Objective ->
Look at the data below and print exactly the lines from its first line through the line with "import plotly.graph_objects as go"; the pictures stay out of the copy.

Records contained in a dataset:

§

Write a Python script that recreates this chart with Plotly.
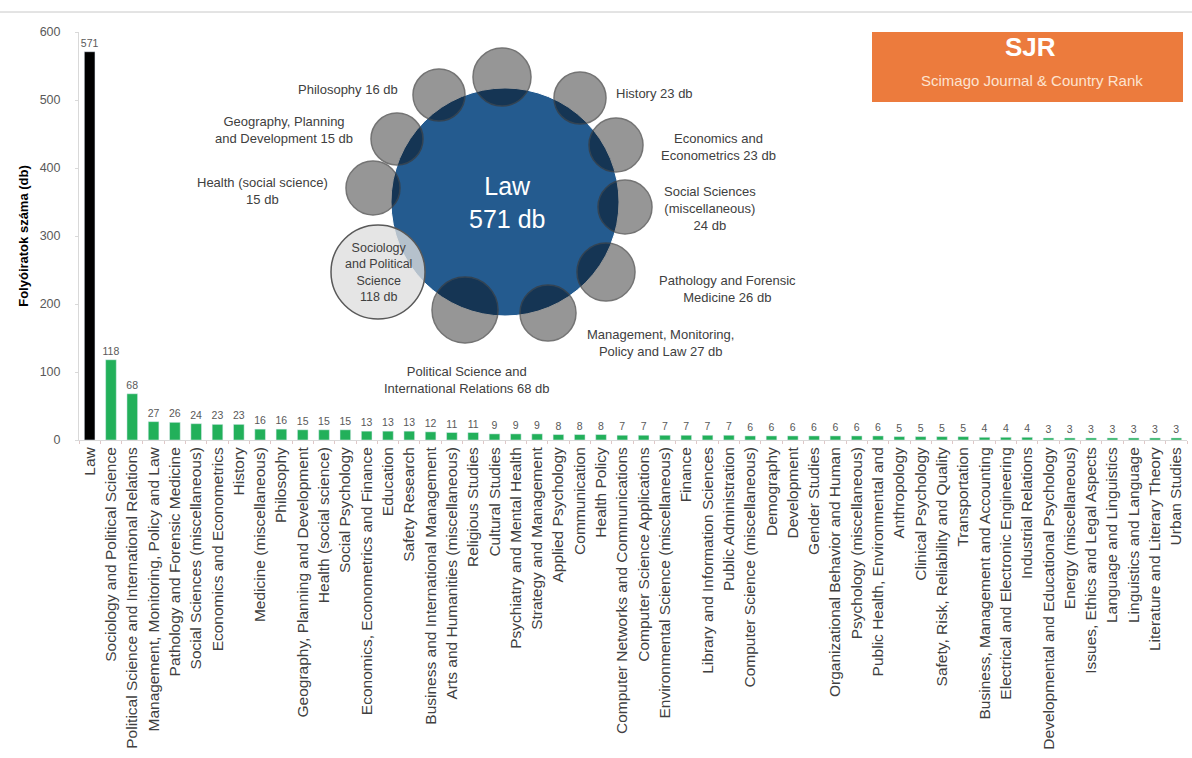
import plotly.graph_objects as go

categories = [
    "Law", "Sociology and Political Science", "Political Science and International Relations",
    "Management, Monitoring, Policy and Law", "Pathology and Forensic Medicine",
    "Social Sciences (miscellaneous)", "Economics and Econometrics", "History",
    "Medicine (miscellaneous)", "Philosophy", "Geography, Planning and Development",
    "Health (social science)", "Social Psychology", "Economics, Econometrics and Finance",
    "Education", "Safety Research", "Business and International Management",
    "Arts and Humanities (miscellaneous)", "Religious Studies", "Cultural Studies",
    "Psychiatry and Mental Health", "Strategy and Management", "Applied Psychology",
    "Communication", "Health Policy", "Computer Networks and Communications",
    "Computer Science Applications", "Environmental Science (miscellaneous)", "Finance",
    "Library and Information Sciences", "Public Administration",
    "Computer Science (miscellaneous)", "Demography", "Development", "Gender Studies",
    "Organizational Behavior and Human", "Psychology (miscellaneous)",
    "Public Health, Environmental and", "Anthropology", "Clinical Psychology",
    "Safety, Risk, Reliability and Quality", "Transportation",
    "Business, Management and Accounting", "Electrical and Electronic Engineering",
    "Industrial Relations", "Developmental and Educational Psychology",
    "Energy (miscellaneous)", "Issues, Ethics and Legal Aspects",
    "Language and Linguistics", "Linguistics and Language",
    "Literature and Literary Theory", "Urban Studies",
]
counts = [571, 118, 68, 27, 26, 24, 23, 23, 16, 16, 15, 15, 15, 13, 13, 13, 12, 11, 11,
          9, 9, 9, 8, 8, 8, 7, 7, 7, 7, 7, 7, 6, 6, 6, 6, 6, 6, 6, 5, 5, 5, 5, 4, 4, 4,
          3, 3, 3, 3, 3, 3, 3]
y_ticks = [0, 100, 200, 300, 400, 500, 600]

# Bubble inset (figure-pixel layout positions, diameters)
bubble_names = ["Medicine (miscellaneous)", "History", "Economics and Econometrics",
                "Social Sciences (miscellaneous)", "Pathology and Forensic Medicine",
                "Management, Monitoring, Policy and Law",
                "Political Science and International Relations",
                "Health (social science)", "Geography, Planning and Development", "Philosophy"]
bubble_x = [502, 580, 616, 625, 606, 548, 465, 373, 397, 439]
bubble_y = [77, 98, 145, 207, 272, 313, 310, 188, 139, 95]
bubble_d = [58, 52, 54, 54, 58, 56, 66, 54, 52, 52]
law_pos = (505, 202, 228)
soc_pos = (378, 272, 94)

bubble_labels = [
    ("Medicine<br>(miscellaneous) 16 db", 510, 31, "center"),
    ("History 23 db", 614, 93, "left"),
    ("Economics and<br>Econometrics 23 db", 718, 147, "center"),
    ("Social Sciences<br>(miscellaneous)<br>24 db", 710, 208, "center"),
    ("Pathology and Forensic<br>Medicine 26 db", 727, 289, "center"),
    ("Management, Monitoring,<br>Policy and Law 27 db", 660, 343, "center"),
    ("Political Science and<br>International Relations 68 db", 467, 380, "center"),
    ("Health (social science)<br>15 db", 262, 191, "center"),
    ("Geography, Planning<br>and Development 15 db", 284, 130, "center"),
    ("Philosophy 16 db", 400, 89, "right"),
]

W, H = 1192, 758
L, R, T, B = 79, 5, 32, 318
LABEL_FONT = "Liberation Sans"

bar_colors = ["#000000"] + ["#22b05a"] * (len(counts) - 1)

fig = go.Figure()
fig.add_trace(go.Bar(
    x=categories, y=counts, marker_color=bar_colors, width=0.5,
    text=[str(c) for c in counts], textposition="outside", constraintext="none",
    textfont=dict(size=10.5, color="#595959", family=LABEL_FONT),
    cliponaxis=False, showlegend=False,
))

# Bubble inset on pixel-mapped overlay axes
fig.add_trace(go.Scatter(
    x=[law_pos[0]], y=[law_pos[1]], mode="markers", xaxis="x2", yaxis="y2",
    marker=dict(size=law_pos[2], color="#245b8f", line=dict(width=1, color="#ffffff")),
    showlegend=False, hoverinfo="skip", cliponaxis=False,
))
fig.add_trace(go.Scatter(
    x=bubble_x, y=bubble_y, mode="markers", xaxis="x2", yaxis="y2",
    marker=dict(size=bubble_d, color="rgba(0,0,0,0.58)", line=dict(width=1.5, color="#3a3a3a")),
    text=bubble_names, showlegend=False, hoverinfo="text", cliponaxis=False,
))
fig.add_trace(go.Scatter(
    x=[soc_pos[0]], y=[soc_pos[1]], mode="markers", xaxis="x2", yaxis="y2",
    marker=dict(size=soc_pos[2], color="rgba(222,222,222,0.78)", line=dict(width=1.5, color="#595959")),
    showlegend=False, hoverinfo="skip", cliponaxis=False,
))

annotations = []
for txt, x, y, al in bubble_labels:
    annotations.append(dict(
        x=x, y=y, xref="x2", yref="y2", text=txt, showarrow=False,
        xanchor=al, yanchor="middle", align=al,
        font=dict(size=13, color="#404040", family=LABEL_FONT),
    ))
annotations.append(dict(
    x=law_pos[0] + 2, y=law_pos[1], xref="x2", yref="y2", text="Law<br>571 db",
    showarrow=False, font=dict(size=25, color="#ffffff", family=LABEL_FONT),
))
annotations.append(dict(
    x=soc_pos[0], y=soc_pos[1], xref="x2", yref="y2",
    text="Sociology<br>and Political<br>Science<br>118 db",
    showarrow=False, font=dict(size=12.5, color="#404040", family=LABEL_FONT),
))
# SJR badge
annotations.append(dict(
    x=1030, y=47, xref="x2", yref="y2", text="<b>SJR</b>", showarrow=False,
    font=dict(size=26, color="#ffffff", family=LABEL_FONT),
))
annotations.append(dict(
    x=1032, y=80, xref="x2", yref="y2", text="Scimago Journal &amp; Country Rank",
    showarrow=False, font=dict(size=15, color="#fde3d0", family=LABEL_FONT),
))

PW, PH = W - L - R, H - T - B
shapes = [
    dict(type="rect", xref="x2", yref="y2", x0=872, x1=1183, y0=27, y1=102,
         fillcolor="#ec7b3d", line=dict(width=0), layer="below"),
    dict(type="line", xref="paper", yref="paper", x0=-L / PW, x1=1 + R / PW,
         y0=1 + (T - 12) / PH, y1=1 + (T - 12) / PH,
         line=dict(color="#c8c8c8", width=1)),
]

fig.update_layout(
    width=W, height=H,
    margin=dict(l=L, r=R, t=T, b=B, autoexpand=False),
    paper_bgcolor="#ffffff", plot_bgcolor="#ffffff",
    xaxis=dict(
        type="category", tickangle=-90, showgrid=False, showline=True, automargin=False,
        linecolor="#d9d9d9", linewidth=1, ticks="outside", ticklen=3,
        tickcolor="#e0c8c8", tickson="boundaries",
        tickfont=dict(size=15.5, color="#404040", family=LABEL_FONT),
        range=[-0.5, len(categories) - 0.5],
    ),
    yaxis=dict(
        range=[0, 600], tickvals=y_ticks, showgrid=False, zeroline=False, automargin=False,
        showline=True, linecolor="#d9d9d9", ticks="outside", ticklen=3, tickcolor="#d9d9d9",
        ticklabelstandoff=12,
        tickfont=dict(size=12.5, color="#595959", family=LABEL_FONT),
        title=dict(text="<b>Folyóiratok száma (db)</b>", standoff=8,
                   font=dict(size=13, color="#000000", family=LABEL_FONT)),
    ),
    xaxis2=dict(overlaying="x", anchor="y2", range=[L, W - R], visible=False, domain=[0, 1]),
    yaxis2=dict(overlaying="y", anchor="x2", range=[H - B, T], visible=False, domain=[0, 1]),
    annotations=annotations,
    shapes=shapes,
)

fig.write_html(
    "out.html",
    config={"displayModeBar": False},
    post_script="document.body.style.margin='0';document.body.style.padding='0';"
                "document.body.style.overflow='hidden';",
)
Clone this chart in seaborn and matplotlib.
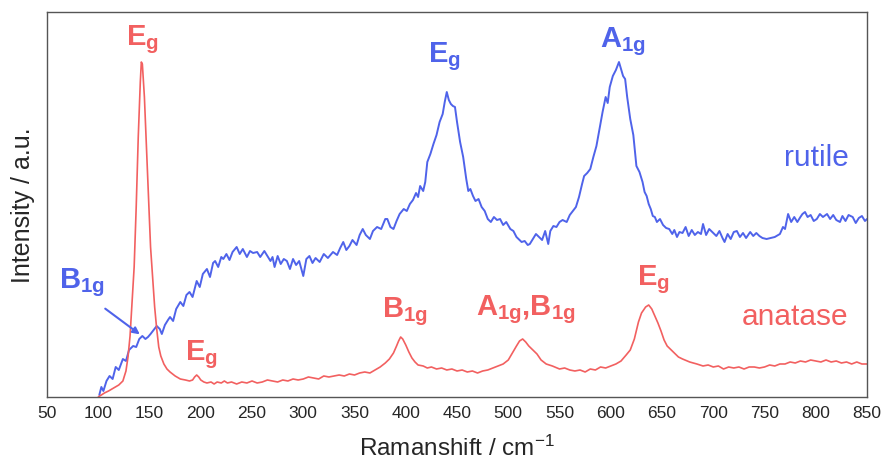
import matplotlib
matplotlib.use("Agg")
import matplotlib.pyplot as plt
import seaborn as sns
import numpy as np
from matplotlib.ticker import MultipleLocator

# rutile spectrum (blue), intensity in arbitrary units
rutile_x = [101, 103, 105, 108, 111, 114, 117, 120, 124, 127, 130, 134, 137, 140, 143, 146, 148.5, 151, 154, 157,
            160, 162, 165, 168, 170, 173, 176, 180, 183, 186, 189, 192, 196, 199, 202, 206, 209, 212, 214, 217,
            220, 222, 225, 228, 231, 235, 238, 241, 245, 248, 251, 255, 258, 262, 265, 268, 270, 272, 275, 278,
            281, 284, 287, 290, 293, 296, 300, 303, 306, 309, 312, 316, 320, 324, 329, 333, 336, 339, 342, 345,
            348, 352, 355, 358, 361, 365, 368, 372, 376, 380, 382, 385, 388, 391, 394, 398, 401, 404, 407, 410,
            412, 414, 417, 419, 421, 424, 427, 430, 433, 436, 438, 440, 442, 444, 446, 448, 450, 453, 456, 459,
            461, 463, 465.6, 468, 471, 474, 477, 480, 483, 486, 489, 492, 495, 498, 502, 505, 508, 511, 513, 516,
            519, 521, 524, 527, 530, 533, 536, 539, 541, 544, 547, 550, 553, 557, 560, 563, 566, 569, 572, 574,
            577, 580, 583, 586, 589, 592, 595, 597, 599, 602, 605, 608, 610, 612, 614, 616, 619, 622, 625, 628,
            631, 633, 635, 637, 639, 641, 643, 645, 648, 651, 654, 657, 660, 662, 664.6, 667, 670, 673, 676, 679,
            682, 685, 688, 690, 693, 696, 699, 703, 706, 709, 711, 714, 717, 720, 723, 726, 729, 732, 736, 739,
            742, 745, 748, 752, 756, 760, 765, 768, 770, 773, 776, 779, 782, 785, 787, 789.5, 792, 795, 798, 801,
            804, 807, 811, 814, 817, 820, 823.6, 826, 829, 832, 836, 839, 842, 845, 848, 850]
rutile_y = [2, 10, 6, 16, 21, 18, 30, 27, 38, 36, 47, 51, 50, 58, 61, 58, 60, 63, 67, 71,
            68, 63, 72, 77, 80, 76, 88, 95, 91, 102, 105, 100, 116, 110, 123, 128, 120, 134, 136, 130,
            140, 138, 143, 137, 145, 150, 143, 148, 140, 146, 144, 145, 140, 146, 141, 136, 140, 130, 141, 133,
            138, 136, 128, 138, 132, 136, 121, 138, 141, 134, 139, 135, 143, 139, 145, 142, 149, 155, 147, 151,
            157, 152, 162, 168, 162, 158, 166, 170, 168, 178, 178, 170, 168, 176, 183, 188, 186, 193, 197, 204,
            200, 211, 206, 215, 235, 243, 253, 262, 275, 283, 295, 305, 297, 293, 291, 290, 275, 255, 240, 218,
            206, 208, 201, 196, 198, 190, 186, 178, 175, 180, 177, 178, 172, 175, 168, 166, 160, 157, 155, 156,
            152, 153, 158, 163, 160, 157, 166, 153, 166, 171, 170, 175, 177, 175, 182, 186, 190, 200, 213, 221,
            224, 228, 240, 251, 268, 285, 300, 294, 310, 321, 327, 335, 328, 321, 318, 300, 278, 262, 231, 225,
            215, 205, 201, 193, 188, 181, 180, 175, 178, 172, 169, 168, 163, 167, 160, 165, 164, 170, 161, 167,
            162, 165, 163, 173, 162, 168, 165, 161, 166, 159, 155, 163, 158, 165, 166, 160, 164, 159, 165, 161,
            164, 161, 159, 158, 159, 160, 163, 170, 168, 183, 175, 180, 175, 180, 183, 185, 180, 182, 176, 178,
            183, 180, 183, 178, 182, 177, 175, 181, 176, 182, 180, 174, 179, 181, 176, 178]

# anatase spectrum (red)
anatase_x = [100, 103, 106, 110, 115, 120, 124, 127, 129, 131, 133, 135, 137, 139, 141, 142, 143, 145, 147, 149,
             151, 153, 155, 157, 159, 161, 164, 167, 170, 175, 180, 185, 189, 192, 194, 196, 198, 200, 203, 206,
             210, 213, 216, 220, 223, 226, 230, 235, 240, 245, 250, 255, 260, 265, 270, 275, 280, 285, 290, 295,
             300, 305, 310, 315, 320, 325, 330, 335, 340, 345, 350, 355, 360, 365, 370, 375,
             380, 384, 388, 391, 393, 395, 397, 400, 403, 406, 409, 412, 417, 421, 425, 430, 435, 440, 445, 450,
             455, 460, 465, 470, 475, 480, 485,
             490, 495, 500, 504, 508, 511, 514, 517, 520, 524, 528, 532, 537, 543, 550, 555, 560, 565, 570, 575,
             580, 585, 590, 595, 600,
             605, 610, 615, 619, 623, 627, 630, 634, 637, 640, 643, 646, 649, 652, 655, 658, 662, 666, 670, 677,
             684, 690, 695, 700, 705, 710, 715, 720, 725, 730, 735, 740, 745, 750, 755, 760, 765, 770, 775, 780,
             785, 790, 795, 800, 805, 810, 815, 820, 825, 830, 835, 840, 845, 850]
anatase_y = [0, 2, 4, 6, 9, 12, 16, 26, 40, 61, 95, 130, 190, 260, 315, 335, 333, 300, 250, 200,
             150, 120, 90, 68, 50, 41, 33, 28, 25, 21, 18, 17, 16, 17, 20, 22, 20, 17, 15, 14,
             15, 13, 15, 14, 16, 14, 15, 13, 15, 14, 16, 14, 15, 17, 16, 15, 17, 16, 18, 17,
             18, 20, 19, 18, 21, 20, 21, 22, 21, 23, 22, 24, 25, 24, 27, 30,
             34, 38, 44, 51, 56, 60, 58, 52, 45, 39, 35, 32, 31, 29, 30, 28, 29, 27, 28, 26,
             27, 25, 26, 24, 26, 27, 29,
             31, 33, 37, 44, 51, 56, 58, 55, 51, 47, 43, 37, 33, 31, 28, 29, 27, 26, 27, 25,
             28, 27, 30, 29, 31,
             33, 36, 42, 47, 58, 75, 84, 90, 92, 88, 81, 74, 66, 57, 51, 48, 44, 40, 38, 35,
             33, 31, 32, 30, 31, 28, 30, 29, 30, 28, 30, 30, 29, 30, 32, 31, 33, 33, 35, 34,
             36, 35, 37, 36, 35, 37, 35, 36, 34, 35, 33, 35, 33, 33]

blue = "#4f63ea"
red = "#f26060"

sns.set_style("white")
plt.rcParams["font.family"] = ["Liberation Sans", "DejaVu Sans"]
plt.rcParams["mathtext.fontset"] = "custom"
plt.rcParams["mathtext.rm"] = "Liberation Sans"
plt.rcParams["mathtext.it"] = "Liberation Sans:italic"
plt.rcParams["mathtext.bf"] = "Liberation Sans:bold"

fig = plt.figure(figsize=(8.84, 4.6), dpi=100)
ax = fig.add_axes([0.0532, 0.1348, 0.9276, 0.8369])

sns.lineplot(x=rutile_x, y=rutile_y, color=blue, lw=1.4, ax=ax)
sns.lineplot(x=anatase_x, y=anatase_y, color=red, lw=1.2, ax=ax)

ax.set_xlim(50, 850)
ax.set_ylim(0, 385)
ax.xaxis.set_major_locator(MultipleLocator(50))
ax.xaxis.set_minor_locator(MultipleLocator(25))
ax.tick_params(axis="x", which="major", direction="out", length=4, width=0.8, color="#555555",
               labelsize=12.5, pad=2)
ax.tick_params(axis="x", which="minor", direction="out", length=2, width=0.8, color="#555555")
ax.set_yticks([])
for sp in ax.spines.values():
    sp.set_color("#555555")
    sp.set_linewidth(1.0)

ax.set_xlabel("Ramanshift / cm$^{-1}$", fontsize=17.5, labelpad=10)
ax.set_ylabel("Intensity / a.u.", fontsize=18, labelpad=9)

fs = 21
# peak labels
ax.text(143, 353, r"$\mathbf{E}_\mathbf{g}$", color=red, fontsize=fs, ha="center", va="baseline")
ax.text(438, 336, r"$\mathbf{E}_\mathbf{g}$", color=blue, fontsize=fs, ha="center", va="baseline")
ax.text(612, 351, r"$\mathbf{A}_\mathbf{1g}$", color=blue, fontsize=fs, ha="center", va="baseline")
ax.text(84, 110, r"$\mathbf{B}_\mathbf{1g}$", color=blue, fontsize=fs, ha="center", va="baseline")
ax.text(201, 38, r"$\mathbf{E}_\mathbf{g}$", color=red, fontsize=fs, ha="center", va="baseline")
ax.text(399, 81, r"$\mathbf{B}_\mathbf{1g}$", color=red, fontsize=fs, ha="center", va="baseline")
ax.text(517, 83, r"$\mathbf{A}_\mathbf{1g}\mathbf{,}\mathbf{B}_\mathbf{1g}$", color=red, fontsize=fs,
        ha="center", va="baseline")
ax.text(642, 113, r"$\mathbf{E}_\mathbf{g}$", color=red, fontsize=fs, ha="center", va="baseline")

ax.annotate("", xy=(142.7, 61), xytext=(104.6, 90),
            arrowprops=dict(arrowstyle="-|>", color=blue, lw=1.5, mutation_scale=10))

ax.text(832, 232, "rutile", color=blue, fontsize=21.5, ha="right", va="baseline")
ax.text(832, 73, "anatase", color=red, fontsize=21.5, ha="right", va="baseline")

fig.savefig("out.png", dpi=100)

§

Solution for this problem ->
Write a Python script that recreates this chart with Plotly.
import plotly.graph_objects as go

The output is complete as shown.